AnalyticDB for PostgreSQL V6.0 is a data warehousing service that is developed based on the open source Greenplum 6.0 kernel and PostgreSQL 9.4 kernel. This service offers an improved capability for processing concurrent transactions in real-time data warehousing scenarios. Transaction locks are optimized to support hybrid transaction/analytical processing (HTAP) services. The new features of AnalyticDB for PostgreSQL V6.0 are listed in the following sections.

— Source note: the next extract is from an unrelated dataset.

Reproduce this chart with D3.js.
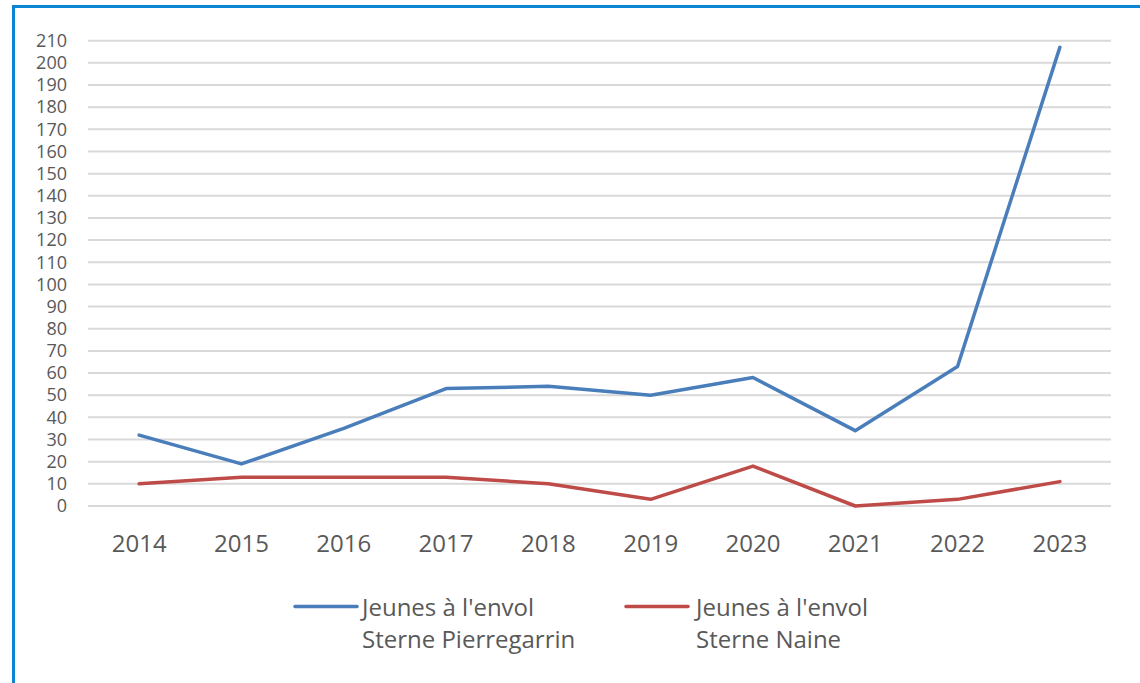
<!DOCTYPE html>
<html><head><meta charset="utf-8">
<script src="https://cdn.jsdelivr.net/npm/d3@7"></script>
<style>body{margin:0;background:#fff}svg{display:block}</style>
</head><body>
<svg id="c" width="1140" height="683"></svg>
<script>
const years = ["2014","2015","2016","2017","2018","2019","2020","2021","2022","2023"];
const pierregarrin = [32, 19, 35, 53, 54, 50, 58, 34, 63, 207];
const naine = [10, 13, 13, 13, 10, 3, 18, 0, 3, 11];
const yTicks = d3.range(0, 211, 10);
const seriesNames = [["Jeunes à l'envol","Sterne Pierregarrin"],["Jeunes à l'envol","Sterne Naine"]];
const colors = ["#4a7ebb","#be4b48"];

const svg = d3.select("#c");
svg.append("rect").attr("x",13.5).attr("y",6.5).attr("width",1200).attr("height",800)
  .attr("fill","none").attr("stroke","#0b86d4").attr("stroke-width",3);

const x = d3.scaleBand().domain(years).range([88,1111]);
const y = d3.scaleLinear().domain([0,210]).range([506,40.7]);
const font = "'Open Sans', sans-serif";

const g = svg.append("g");
g.selectAll("line.grid").data(yTicks).join("line").attr("class","grid")
  .attr("x1",88).attr("x2",1111).attr("y1",d=>y(d)).attr("y2",d=>y(d))
  .attr("stroke","#d9d9d9").attr("stroke-width",2);

const yAxis = g.append("g").attr("transform","translate(88,0)")
  .call(d3.axisLeft(y).tickValues(yTicks).tickSize(0).tickPadding(21));
yAxis.select(".domain").remove();
yAxis.selectAll("text").attr("font-family",font).attr("font-size",18).attr("fill","#595959");

const xAxis = g.append("g").attr("transform","translate(0,506)")
  .call(d3.axisBottom(x).tickSize(0).tickPadding(29));
xAxis.select(".domain").remove();
xAxis.selectAll("text").attr("font-family",font).attr("font-size",24).attr("fill","#595959");

const line = d3.line().x((d,i)=>x(years[i])+x.bandwidth()/2).y(d=>y(d));
[pierregarrin, naine].forEach((s,i)=>{
  g.append("path").datum(s).attr("d",line).attr("fill","none")
    .attr("stroke",colors[i]).attr("stroke-width",3.5).attr("stroke-linecap","round").attr("stroke-linejoin","round");
});

const legX = [295, 626];
seriesNames.forEach((n,i)=>{
  const lg = svg.append("g").attr("transform",`translate(${legX[i]},0)`);
  lg.append("line").attr("x1",0).attr("x2",62).attr("y1",606.5).attr("y2",606.5)
    .attr("stroke",colors[i]).attr("stroke-width",3.5).attr("stroke-linecap","round");
  const t = lg.append("text").attr("font-family",font).attr("font-size",24).attr("fill","#595959");
  t.append("tspan").attr("x",i?70:67).attr("y",616).text(n[0]);
  t.append("tspan").attr("x",i?70:67).attr("y",648).text(n[1]);
});
</script>
</body></html>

Note You cannot upgrade the major version of AnalyticDB for PostgreSQL instances from V4.3 to V6.0. If you want to upgrade an instance from V4.3 to V6.0, submit a ticket.

Kernel updates

The Greenplum kernel is updated from 4.3 to 6.0, and the PostgreSQL kernel is updated from 8.2 to 9.4. The following list describes the new kernel features:

  • The JSONB data type is supported to offer more JSON processing functions and higher processing efficiency.
  • The UUID data type is supported.
  • GINs and SP-GiST indexes are supported to allow high-performance fuzzy match and retrieval.
  • Schema- and column-level permissions can be granted and managed.
  • VACUUM statements are supported. When they are executed to reclaim storage space, pages that have locks are temporarily skipped. A round-robin algorithm is used to check pages that have locks. If the locks are released, VACUUM statements are executed to reclaim the storage space. This reduces blocking.
  • Cross-database query and access are supported over database links.
  • Recursive common table expressions (CTEs) are supported to allow recursive queries of SQL statements. The CTEs are used for hierarchical or tree-structure data.
  • PL/SQL is enhanced to support RETURN QUERY EXECUTE statements. This way, SQL statements can be dynamically executed, and you can define anonymous blocks.
  • Coordinator nodes can be scaled out to eliminate the limits of the original architecture that has a single coordinator node. If no bottlenecks occur on compute nodes, the number of connections and the I/O capabilities can linearly increase with the number of coordinator nodes. This way, the overall performance of the system is enhanced.

HTAP improvement

The global deadlock detection mechanism is introduced to check and eliminate global deadlocks by dynamically collecting and analyzing lock information. In this scenario, the update and modification operations of heap tables can be completed only by using fine-grained row locks. In addition, the modification, deletion, and query operations can be simultaneously performed for a large number of tables. This improves the concurrency and throughput of the system. Transaction locks are optimized to reduce competition for resources when transactions start and end. This way, high-throughput transaction processing is supported in addition to high-performance OLAP.

Instances that have a single coordinator node support the following features:

  • In typical OLTP scenarios, 100,000 transactions per second (TPS) are allowed in TPC-C.
  • 150,000 TPS are supported for SELECT operations in TPC-B.
  • 50,000 TPS are supported for INSERT operations in TPC-B.
  • 20,000 TPS are supported for UPDATE operations in TPC-B.

For instances that have multiple coordinator nodes, the number of connections and the I/O capabilities can linearly increase with the number of coordinator nodes if no bottlenecks occur on compute nodes. For more information, see TPC benchmarks for instances that have multiple coordinator nodes.

OLAP

  • Replicated tables are supported. For dimension tables in data warehouses, replicated tables can be created by using the DISTRIBUTED REPLICATED clause. This reduces data transmission and improves query efficiency.
  • The Zstandard compression algorithm is supported. This algorithm offers compression and decompression performance that is three times better than the zlib algorithm.